From a still more practical perspective, we can adopt the principle that "If we build this right, we won't need any algorithms"1, and aim for distributed systems that don't require much coordination or global consistency. Most of the distributed systems we actually use fall in this last category.

# 1. Examples of distributed systems

Here are the four main distributed systems normal people actually use:

1. The vast collection of routing mechanisms that make up the Internet. Most of these are very local, in the form of routing tables maintained by humans or by (fairly straightforward) route-discovery algorithms.
2. The domain name system (DNS). Essentially a large hierarchical database for translating domain names like www.cs.yale.edu into IP addresses like 128.36.229.30. The underlying mechanism consists of the user propagating RPC-like queries up through a tree of nameservers, to find first the nameserver for .edu, then for .yale.edu, then for .cs.yale.edu, and then finally to find the target host. Fault-tolerance is obtained through replication, scalability through caching, and sound economics through carefully assigning most of the cost of a query to an organization that cares about the user getting the answer (i.e. Yale ITS runs the .yale.edu nameserver). Note that very little coordination is required: domain records don't change very fast, and can be published in a central location.

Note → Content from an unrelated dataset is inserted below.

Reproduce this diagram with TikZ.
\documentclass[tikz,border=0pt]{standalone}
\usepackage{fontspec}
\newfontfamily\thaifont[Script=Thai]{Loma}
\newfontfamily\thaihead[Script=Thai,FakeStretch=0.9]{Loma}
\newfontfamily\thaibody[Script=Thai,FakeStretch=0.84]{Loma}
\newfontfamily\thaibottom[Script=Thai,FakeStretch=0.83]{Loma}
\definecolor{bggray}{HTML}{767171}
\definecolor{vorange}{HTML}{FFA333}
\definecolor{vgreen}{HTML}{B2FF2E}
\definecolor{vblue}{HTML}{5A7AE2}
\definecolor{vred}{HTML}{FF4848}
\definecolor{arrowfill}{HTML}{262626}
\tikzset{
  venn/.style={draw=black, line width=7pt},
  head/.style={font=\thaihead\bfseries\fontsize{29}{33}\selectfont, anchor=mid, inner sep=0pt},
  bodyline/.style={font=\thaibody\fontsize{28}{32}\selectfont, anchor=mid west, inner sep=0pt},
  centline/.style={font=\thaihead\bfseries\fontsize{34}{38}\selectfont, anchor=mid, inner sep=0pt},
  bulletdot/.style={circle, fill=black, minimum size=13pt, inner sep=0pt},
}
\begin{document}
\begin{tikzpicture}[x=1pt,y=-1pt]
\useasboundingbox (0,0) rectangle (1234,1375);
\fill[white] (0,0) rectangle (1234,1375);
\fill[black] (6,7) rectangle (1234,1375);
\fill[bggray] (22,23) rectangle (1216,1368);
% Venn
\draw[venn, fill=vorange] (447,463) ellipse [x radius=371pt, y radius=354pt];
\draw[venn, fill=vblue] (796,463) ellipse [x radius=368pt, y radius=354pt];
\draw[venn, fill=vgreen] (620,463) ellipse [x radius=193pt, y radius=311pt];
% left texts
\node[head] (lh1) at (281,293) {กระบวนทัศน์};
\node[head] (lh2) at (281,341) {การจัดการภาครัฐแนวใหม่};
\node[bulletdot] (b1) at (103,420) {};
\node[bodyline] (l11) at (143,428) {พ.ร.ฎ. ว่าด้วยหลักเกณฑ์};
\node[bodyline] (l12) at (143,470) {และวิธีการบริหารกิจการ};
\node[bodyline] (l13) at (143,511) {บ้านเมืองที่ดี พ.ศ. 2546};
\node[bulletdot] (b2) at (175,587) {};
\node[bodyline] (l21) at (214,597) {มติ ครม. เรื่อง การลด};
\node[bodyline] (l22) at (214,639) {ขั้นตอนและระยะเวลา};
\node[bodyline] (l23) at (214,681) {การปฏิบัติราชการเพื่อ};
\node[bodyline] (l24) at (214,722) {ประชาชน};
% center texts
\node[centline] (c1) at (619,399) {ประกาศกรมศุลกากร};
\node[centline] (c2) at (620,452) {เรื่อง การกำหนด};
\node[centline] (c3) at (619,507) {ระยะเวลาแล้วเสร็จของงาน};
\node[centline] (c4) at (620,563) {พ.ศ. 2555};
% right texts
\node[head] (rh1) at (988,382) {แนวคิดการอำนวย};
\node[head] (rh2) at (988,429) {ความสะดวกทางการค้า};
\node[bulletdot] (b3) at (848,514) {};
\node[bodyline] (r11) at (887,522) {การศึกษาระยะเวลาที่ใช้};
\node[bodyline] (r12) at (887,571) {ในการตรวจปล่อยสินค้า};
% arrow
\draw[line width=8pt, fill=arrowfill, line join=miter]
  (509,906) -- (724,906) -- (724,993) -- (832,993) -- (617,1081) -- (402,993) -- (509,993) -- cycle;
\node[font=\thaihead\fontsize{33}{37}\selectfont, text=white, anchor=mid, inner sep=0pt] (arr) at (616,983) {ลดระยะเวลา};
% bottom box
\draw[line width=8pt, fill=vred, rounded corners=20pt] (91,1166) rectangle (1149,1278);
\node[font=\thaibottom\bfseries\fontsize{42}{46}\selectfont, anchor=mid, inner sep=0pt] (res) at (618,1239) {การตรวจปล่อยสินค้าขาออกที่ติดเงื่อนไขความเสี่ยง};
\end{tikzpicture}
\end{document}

3. The World Wide Web. Structurally not all that different from the bottom layer of DNS, with webservers replacing nameservers.
4. The SMTP-based email system. This is to packet routing what the web is to DNS: a store-and-forward system implemented at a high level in the protocol stack rather than down in the routers. Reliability is important (TwoGenerals comes up here, as my mail server can't drop an outgoing message until it is sure that your mail server has picked it up), but for the most part there is no need to do any sort of global coordination or consistency enforcement.

The common pattern in each case: to build a successful Internet-scale distributed system, it appears to be that case that you need an application that doesn't require centralized coordination, that allows newcomers to join easily, and that scales in economic terms by lining up costs and benefits so that they are roughly balanced for most potential users. This also characterizes other large-scale distributed systems like UUCP (in the old days) or various peer-to-peer content distribution systems (more recently).

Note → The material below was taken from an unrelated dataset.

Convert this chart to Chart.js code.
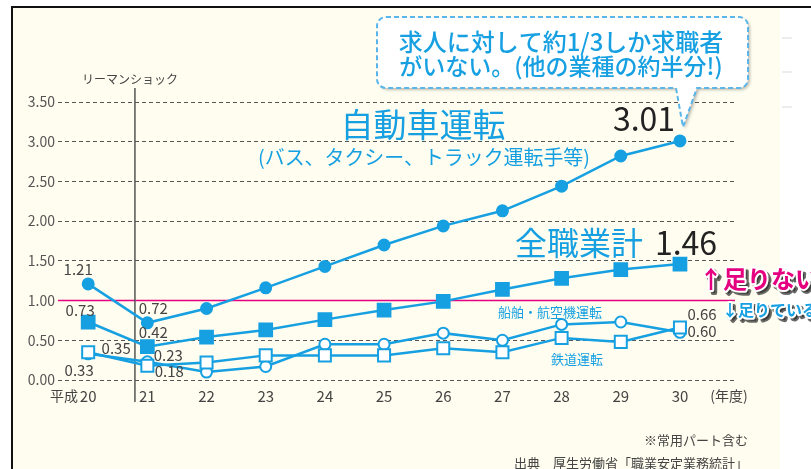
<!DOCTYPE html>
<html lang="ja">
<head>
<meta charset="UTF-8">
<title>有効求人倍率の推移</title>
<script src="https://cdn.jsdelivr.net/npm/chart.js"></script>
<style>
  html, body { margin: 0; padding: 0; background: #fff; }
  #chart { display: block; }
</style>
</head>
<body>
<canvas id="chart" width="811" height="469"></canvas>
<script>
const years      = [20, 21, 22, 23, 24, 25, 26, 27, 28, 29, 30];
const yearLabels = ['20', '21', '22', '23', '24', '25', '26', '27', '28', '29', '30'];
const yTicks     = [0, 0.5, 1.0, 1.5, 2.0, 2.5, 3.0, 3.5];

// 自動車運転 / 全職業計 / 船舶・航空機運転 / 鉄道運転
const jidousha = [1.21, 0.72, 0.90, 1.16, 1.43, 1.70, 1.94, 2.13, 2.44, 2.82, 3.01];
const zenShoku = [0.73, 0.42, 0.54, 0.63, 0.76, 0.88, 0.99, 1.14, 1.28, 1.39, 1.46];
const senpaku  = [0.33, 0.23, 0.10, 0.17, 0.45, 0.45, 0.59, 0.50, 0.70, 0.73, 0.60];
const tetsudo  = [0.35, 0.18, 0.22, 0.31, 0.31, 0.31, 0.40, 0.35, 0.53, 0.48, 0.66];

const lehmanYear = 20.79;
const BLUE = '#16a0e2';
const PINK = '#e5007f';
const JP = '"Noto Sans CJK JP", "Noto Sans", sans-serif';

const pts = arr => arr.map((v, i) => ({ x: years[i], y: v }));

function txt(ctx, s, x, y, size, color, align, weight) {
  ctx.font = (weight || 400) + ' ' + size + 'px ' + JP;
  ctx.fillStyle = color;
  ctx.textAlign = align || 'center';
  ctx.textBaseline = 'middle';
  ctx.fillText(s, x, y);
}

const decor = {
  id: 'decor',
  beforeDraw(chart) {
    const ctx = chart.ctx;
    ctx.save();
    ctx.fillStyle = '#ffffff';
    ctx.fillRect(0, 0, 811, 469);
    ctx.fillStyle = '#fffdef';
    ctx.fillRect(12, 8, 768, 461);
    // faint lines on the right margin
    ctx.strokeStyle = '#ececec';
    ctx.lineWidth = 2;
    [38, 72, 107].forEach(y => { ctx.beginPath(); ctx.moveTo(782, y); ctx.lineTo(792, y); ctx.stroke(); });
    // frame
    ctx.strokeStyle = '#111';
    ctx.lineWidth = 2;
    ctx.beginPath(); ctx.moveTo(12, 469); ctx.lineTo(12, 7); ctx.lineTo(811, 7); ctx.stroke();
    ctx.restore();
  },
  beforeDatasetsDraw(chart) {
    const ctx = chart.ctx, xs = chart.scales.x, ys = chart.scales.y, a = chart.chartArea;
    ctx.save();
    // 1.00 line
    const y1 = ys.getPixelForValue(1);
    ctx.strokeStyle = PINK;
    ctx.lineWidth = 1.5;
    ctx.beginPath(); ctx.moveTo(a.left, y1); ctx.lineTo(a.right, y1); ctx.stroke();
    // Lehman shock
    const lx = xs.getPixelForValue(lehmanYear);
    ctx.strokeStyle = '#555';
    ctx.lineWidth = 1.5;
    ctx.beginPath(); ctx.moveTo(lx, 88); ctx.lineTo(lx, 402); ctx.stroke();
    txt(ctx, 'リーマンショック', lx - 5, 79, 12, '#444');
    ctx.restore();
  },
  afterDraw(chart) {
    const ctx = chart.ctx, xs = chart.scales.x, ys = chart.scales.y;
    const px = i => xs.getPixelForValue(years[i]);
    const py = v => ys.getPixelForValue(v);
    ctx.save();

    // axis extras
    txt(ctx, '平成', 64, 396, 14, '#444');
    txt(ctx, '(年度)', 729, 396, 14, '#444');

    // value labels
    const last = years.length - 1;
    const lab = (v, x, y) => txt(ctx, v.toFixed(2), x, y, 15, '#444');
    lab(jidousha[0], px(0) - 10, py(jidousha[0]) - 15);
    lab(zenShoku[0], px(0) - 8, py(zenShoku[0]) - 12);
    lab(tetsudo[0], px(0) + 28, py(tetsudo[0]) - 4);
    lab(senpaku[0], px(0) - 9, py(senpaku[0]) + 17);
    lab(jidousha[1], px(1) + 6, py(jidousha[1]) - 15);
    lab(zenShoku[1], px(1) + 6, py(zenShoku[1]) - 14);
    lab(senpaku[1], px(1) + 21, py(senpaku[1]) - 6);
    lab(tetsudo[1], px(1) + 22, py(tetsudo[1]) + 6);
    lab(tetsudo[last], px(last) + 22, py(tetsudo[last]) - 13);
    lab(senpaku[last], px(last) + 22, py(senpaku[last]) - 1);

    // series titles
    txt(ctx, '自動車運転', 423, 124, 33, BLUE);
    ctx.font = '400 20px ' + JP;
    ctx.fillStyle = BLUE; ctx.textAlign = 'left';
    ctx.fillText('(バス、タクシー、トラック運転手等)', 258, 157, 332);
    txt(ctx, jidousha[last].toFixed(2), 644, 119, 32, '#222');
    txt(ctx, '全職業計', 579, 243, 32, BLUE);
    txt(ctx, zenShoku[last].toFixed(2), 686, 243, 32, '#222');
    txt(ctx, '船舶・航空機運転', 550, 312, 13, BLUE);
    txt(ctx, '鉄道運転', 577, 359, 13, BLUE);

    // callout
    const x0 = 377, x1 = 748, t0 = 17, b0 = 88, r = 9;
    ctx.beginPath();
    ctx.moveTo(x0 + r, t0);
    ctx.lineTo(x1 - r, t0);
    ctx.arcTo(x1, t0, x1, t0 + r, r);
    ctx.lineTo(x1, b0 - r);
    ctx.arcTo(x1, b0, x1 - r, b0, r);
    ctx.lineTo(697, b0);
    ctx.lineTo(683, 127);
    ctx.lineTo(676, b0);
    ctx.lineTo(x0 + r, b0);
    ctx.arcTo(x0, b0, x0, b0 - r, r);
    ctx.lineTo(x0, t0 + r);
    ctx.arcTo(x0, t0, x0 + r, t0, r);
    ctx.closePath();
    ctx.shadowColor = 'rgba(0,0,0,0.25)';
    ctx.shadowOffsetX = 2; ctx.shadowOffsetY = 2; ctx.shadowBlur = 3;
    ctx.fillStyle = '#fff';
    ctx.fill();
    ctx.shadowColor = 'transparent';
    ctx.setLineDash([5, 3]);
    ctx.strokeStyle = '#5ab6ea';
    ctx.lineWidth = 2;
    ctx.stroke();
    ctx.setLineDash([]);
    txt(ctx, '求人に対して約1/3しか求職者', 561, 42, 24, BLUE, 'center', 500);
    txt(ctx, 'がいない。(他の業種の約半分!)', 561, 66, 23, BLUE, 'center', 500);

    // 足りない / 足りている
    const shadowText = (s, x, y, size, color) => {
      ctx.font = '700 ' + size + 'px ' + JP;
      ctx.textAlign = 'left'; ctx.textBaseline = 'middle';
      ctx.lineJoin = 'round';
      ctx.strokeStyle = 'rgba(40,40,40,0.7)'; ctx.lineWidth = 4;
      ctx.strokeText(s, x + 3, y + 3);
      ctx.fillStyle = 'rgba(40,40,40,0.7)';
      ctx.fillText(s, x + 3, y + 3);
      ctx.strokeStyle = '#fff'; ctx.lineWidth = 4;
      ctx.strokeText(s, x, y);
      ctx.fillStyle = color;
      ctx.fillText(s, x, y);
    };
    shadowText('↑足りない', 699, 279, 24, PINK);
    shadowText('↓足りている', 722, 310, 16, BLUE);

    // notes
    txt(ctx, '※常用パート含む', 748, 440, 13, '#444', 'right');
    txt(ctx, '出典　厚生労働省「職業安定業務統計」', 748, 463, 13, '#444', 'right');
    ctx.restore();
  }
};

const line = (data, style, filled, r) => ({
  data: pts(data),
  borderColor: BLUE,
  borderWidth: 2.5,
  pointStyle: style,
  pointRadius: r,
  pointBorderWidth: 2,
  pointBackgroundColor: filled ? BLUE : '#fff',
  pointBorderColor: BLUE,
  clip: false
});

new Chart(document.getElementById('chart'), {
  type: 'line',
  data: {
    datasets: [
      line(tetsudo, 'rect', false, 8.5),
      line(senpaku, 'circle', false, 5.5),
      line(zenShoku, 'rect', true, 9),
      line(jidousha, 'circle', true, 5.5)
    ]
  },
  options: {
    responsive: false,
    animation: false,
    layout: { padding: { left: 0, right: 76, top: 102, bottom: 59 } },
    plugins: { legend: { display: false }, tooltip: { enabled: false } },
    scales: {
      x: {
        type: 'linear',
        min: 19.49,
        max: 30.93,
        afterBuildTicks: s => { s.ticks = years.map(v => ({ value: v })); },
        afterFit: s => { s.height = 30; },
        grid: { display: false },
        border: { display: false },
        ticks: {
          padding: -1,
          color: '#444',
          font: { family: JP, size: 15 },
          callback: v => yearLabels[years.indexOf(v)]
        }
      },
      y: {
        min: 0,
        max: 3.5,
        afterBuildTicks: s => { s.ticks = yTicks.map(v => ({ value: v })); },
        afterFit: s => { s.width = 58; },
        border: { display: false, dash: [4, 3] },
        grid: { color: '#555', lineWidth: 1, drawTicks: false },
        ticks: {
          padding: 3,
          color: '#555',
          font: { family: JP, size: 14 },
          callback: v => v.toFixed(2)
        }
      }
    }
  },
  plugins: [decor]
});
</script>
</body>
</html>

# 2. Distributed coordination

For some distributed systems, it's necessary to get more coordination between components. The classic example is banking: we want to ensure that if I send you \$100, both our banks agree that the transaction took place. Such coordination turns out to be surprisingly difficult if we are not careful.

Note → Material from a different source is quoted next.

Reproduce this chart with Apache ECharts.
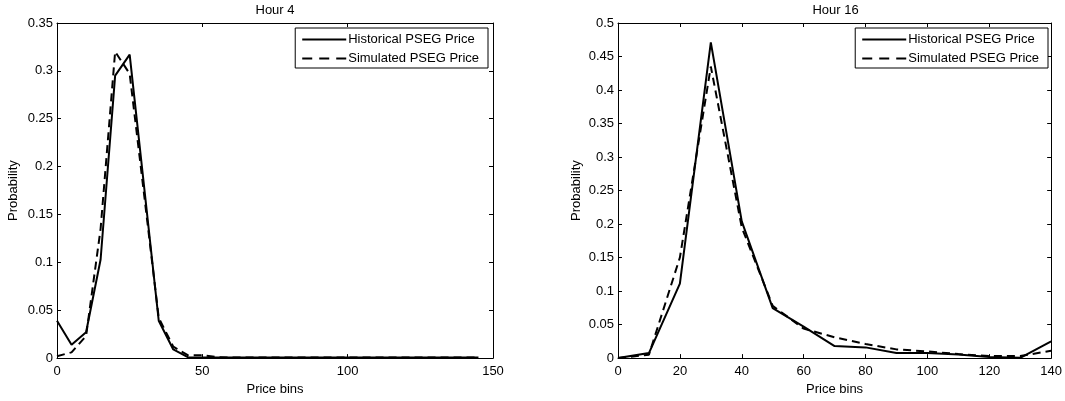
<!DOCTYPE html>
<html>
<head>
<meta charset="utf-8">
<script src="https://cdn.jsdelivr.net/npm/echarts@6/dist/echarts.min.js"></script>
<style>
  html, body { margin: 0; padding: 0; background: #fff; }
  #chart { width: 1065px; height: 401px; }
</style>
</head>
<body>
<div id="chart"></div>
<script>
// Price bins and probability distributions, hour 4 (left) and hour 16 (right)
const binsHour4 = [0, 5, 10, 15, 20, 25, 30, 35, 40, 45, 50, 55, 60, 65, 70, 75, 80, 85, 90, 95,
                   100, 105, 110, 115, 120, 125, 130, 135, 140, 145];
const histHour4 = [0.039, 0.014, 0.027, 0.103, 0.295, 0.317, 0.178, 0.039, 0.009, 0.001, 0.0005, 0.0005,
                   0.0005, 0.0005, 0.0005, 0.0005, 0.0005, 0.0005, 0.0005, 0.0005, 0.0005, 0.0005,
                   0.0005, 0.0005, 0.0005, 0.0005, 0.0005, 0.0005, 0.0005, 0.0005];
const simHour4 = [0.002, 0.006, 0.023, 0.135, 0.320, 0.297, 0.170, 0.042, 0.012, 0.003, 0.003, 0.001,
                  0.0005, 0.0005, 0.0005, 0.0005, 0.0005, 0.0005, 0.0005, 0.0005, 0.0005, 0.0005,
                  0.0005, 0.0005, 0.0005, 0.0005, 0.0005, 0.0005, 0.0005, 0.0005];

const binsHour16 = [0, 10, 20, 30, 40, 50, 60, 70, 80, 90, 100, 110, 120, 130, 140];
const histHour16 = [0, 0.0075, 0.111, 0.471, 0.204, 0.0745, 0.047, 0.018, 0.016, 0.0075, 0.0075,
                    0.0055, 0.0015, 0.0005, 0.025];
const simHour16 = [0, 0.005, 0.150, 0.435, 0.195, 0.078, 0.044, 0.031, 0.021, 0.013, 0.010,
                   0.006, 0.003, 0.003, 0.011];

const panelTitles = ['Hour 4', 'Hour 16'];
const seriesNames = ['Historical PSEG Price', 'Simulated PSEG Price'];
const xAxisName = 'Price bins';
const yAxisName = 'Probability';

const FONT = 'Liberation Sans, Arial, Helvetica, sans-serif';
const FS = 13;
const toPoints = (xs, ys) => xs.map((x, i) => [x, ys[i]]);

const chart = echarts.init(document.getElementById('chart'), null, { renderer: 'canvas' });

const grids = [
  { left: 57, top: 23, width: 436, height: 339 },
  { left: 618, top: 23, width: 435, height: 338 }
];

const axisLine = { show: true, onZero: false, lineStyle: { color: '#000', width: 1 } };
const tickIn = { show: true, inside: true, length: 4, lineStyle: { color: '#000', width: 1 } };
const labelStyle = { color: '#000', fontSize: FS, fontFamily: FONT };
const nameStyle = { color: '#000', fontSize: FS, fontFamily: FONT };

function xAxes(gridIndex, max, interval) {
  return [
    { type: 'value', gridIndex, position: 'bottom', min: 0, max, interval,
      axisLine, axisTick: tickIn, splitLine: { show: false },
      axisLabel: Object.assign({ margin: 7 }, labelStyle),
      name: xAxisName, nameLocation: 'middle', nameGap: 20, nameTextStyle: nameStyle },
    { type: 'value', gridIndex, position: 'top', min: 0, max, interval,
      axisLine, axisTick: tickIn, splitLine: { show: false }, axisLabel: { show: false } }
  ];
}
function yAxes(gridIndex, max, nameGap) {
  return [
    { type: 'value', gridIndex, position: 'left', min: 0, max, interval: 0.05,
      axisLine, axisTick: tickIn, splitLine: { show: false },
      axisLabel: Object.assign({ margin: 4, formatter: v => String(+v.toFixed(2)) }, labelStyle),
      name: yAxisName, nameLocation: 'middle', nameGap, nameRotate: 90, nameTextStyle: nameStyle },
    { type: 'value', gridIndex, position: 'right', min: 0, max, interval: 0.05,
      axisLine, axisTick: tickIn, splitLine: { show: false }, axisLabel: { show: false } }
  ];
}

function lineSeries(name, data, xi, yi, dashed) {
  return {
    name, type: 'line', data, xAxisIndex: xi, yAxisIndex: yi,
    showSymbol: false, symbol: 'none', silent: true, animation: false,
    itemStyle: { color: '#000' },
    lineStyle: { color: '#000', width: 2, type: dashed ? [8, 5] : 'solid' },
    z: dashed ? 3 : 2
  };
}

// Legend entries: solid sample, then a three-dash sample for the simulated series
function legendItems(suffix) {
  return [
    { name: seriesNames[0] + suffix },
    { name: seriesNames[1] + suffix, lineStyle: { type: [10, 7] } }
  ];
}

function legendAt(right, top) {
  return {
    orient: 'vertical', right, top,
    backgroundColor: '#fff', borderColor: '#000', borderWidth: 1,
    padding: [5, 9, 3, 6], itemGap: 6, itemWidth: 44, itemHeight: 14,
    itemStyle: { opacity: 0 },
    textStyle: { color: '#000', fontSize: FS, fontFamily: FONT, padding: [0, 0, 0, -3] },
    selectedMode: false
  };
}

const option = {
  backgroundColor: '#fff',
  animation: false,
  textStyle: { fontFamily: FONT },
  grid: grids,
  xAxis: [...xAxes(0, 150, 50), ...xAxes(1, 140, 20)],
  yAxis: [...yAxes(0, 0.35, 37), ...yAxes(1, 0.5, 35)],
  legend: [
    Object.assign(legendAt(1065 - 488, 28), { data: legendItems('') }),
    Object.assign(legendAt(1065 - 1048, 28), { data: legendItems(' '), formatter: n => n.trim() })
  ],
  series: [
    lineSeries(seriesNames[0], toPoints(binsHour4, histHour4), 0, 0, false),
    lineSeries(seriesNames[1], toPoints(binsHour4, simHour4), 0, 0, true),
    lineSeries(seriesNames[0] + ' ', toPoints(binsHour16, histHour16), 2, 2, false),
    lineSeries(seriesNames[1] + ' ', toPoints(binsHour16, simHour16), 2, 2, true)
  ],
  graphic: [
    { type: 'text', x: 275, y: 10,
      style: { text: panelTitles[0], fontSize: FS, fontFamily: FONT, fill: '#000',
               align: 'center', verticalAlign: 'middle' } },
    { type: 'text', x: 835.5, y: 10,
      style: { text: panelTitles[1], fontSize: FS, fontFamily: FONT, fill: '#000',
               align: 'center', verticalAlign: 'middle' } }
  ]
};

chart.setOption(option);
</script>
</body>
</html>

In the absence of failures, the problem of distributed coordination is essentially just the problem of ConcurrencyControl in a distributed setting, and we can adapt the approaches we've already seen for multiprocessors, primarily mutual exclusion. But we need to be careful to make sure that whatever we use works when our only underlying communication mechanism is message passing. We also have to be careful in that we no longer have as much control over the ordering of events: where a write to a memory location can be treated as atomic operation (assuming our hardware is set up right), transmitting a message across a network necessarily takes time. This can lead to confusion between widely-distributed processors about when particular events happen, or even the order in which they happen.

# 3. Timestamps

We can clear up the confusion somewhat by assigning our own synthetic times, or timestamps to all events. We'd like this assignment to be consistent with what we observe: in particular, the timestamps of successive events at the same machine should be increasing (a property called monotonicity) and the timestamp at which a message is received should exceed the timestamp for when it is sent (consistency). One way to do this would be to use very carefully synchronized clocks. However, there is a simpler approach—known as a logical clock—that just uses counters.

Suppose each machine has a counter for the number of events it has processed; this counter always rises by 1 at each event, so we get the monotonicity property. Whenever we send a message, we attach the timestamp at the sender; the receiver updates its local clock to max(message_timestamp, local_clock)+1. This process also preserves monotonicity (since the new value of local clock is at least as big as the old value plus 1) but in addition gives us consistency (since the message is received later than it is sent). The only real downside of this system is that the local clocks may advance very quickly if some process goes nuts and starts sending out huge timestamps, but we can probably defend against this by dropping messages if the timestamps are implausibly large.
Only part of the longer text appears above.